73rd Belmont Stakes
- Location: Belmont Park Elmont, New York, U.S.
- Date: June 7, 1941
- Distance: 1+1⁄2 mi (12 furlongs; 2,414 m)
- Winning horse: Whirlaway
- Winning time: 2:31
- Jockey: Eddie Arcaro
- Trainer: Ben A. Jones
- Owner: Calumet Farm
- Conditions: Fast
- Surface: Dirt

= 1941 Belmont Stakes =

American horse race

The 1941 Belmont Stakes was the 73rd running of the Belmont Stakes. It was the 35th Belmont Stakes held at Belmont Park in Elmont, New York and was held on June 7, 1941. With a field of four horses, Whirlaway, the winner of that year's Kentucky Derby and Preakness Stakes, won the 1 1/2–mile race (12 f; 2.4 km) by 21/2 lengths over Robert Morris.

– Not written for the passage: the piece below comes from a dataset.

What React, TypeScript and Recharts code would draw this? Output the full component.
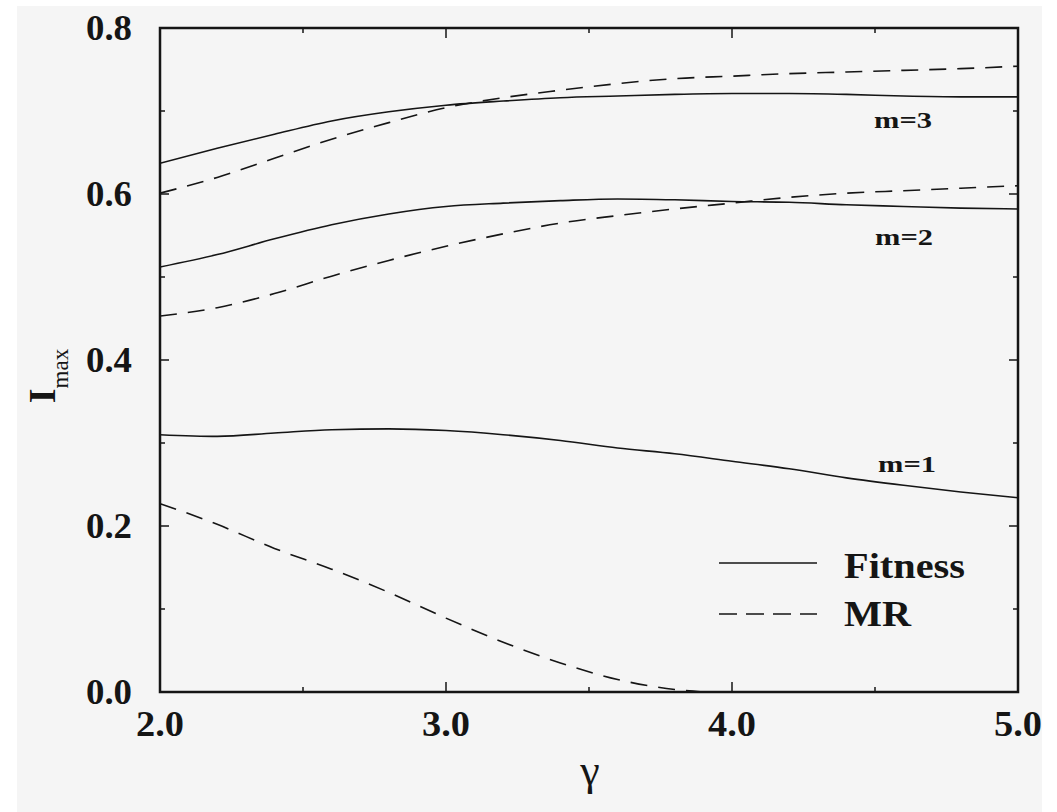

With the win, Whirlaway became the fifth Triple Crown champion.

==Results==

| Finish | PP | Horse | Jockey | Trainer | Owner | Final odds | Earnings US$ |
|---|---|---|---|---|---|---|---|
| 1 | 3 | Whirlaway | Eddie Arcaro | Ben A. Jones | Calumet Farm | .25 | $39,770 |
| 2 | 4 | Robert Morris | Alfred Robertson | Thomas H. McCreery | J. Frederic Byers | 4.30 | $5,000 |
| 3 | 1 | Yankee Chance | Basil James | Edward L. Snyder | Cornelius Vanderbilt Whitney | 36.05 | $2,500 |
| 4 | 2 | Itabo | Carroll Bierman | Max Hirsch | King Ranch | 7.70 | $1,000 |

==Payout==

| Horse | Straight | Place |
|---|---|---|
| Whirlaway | $2.50 | $2.10 |
| Robert Morris | – | $2.40 |

- Based on a $2 wager. No show wagers sold.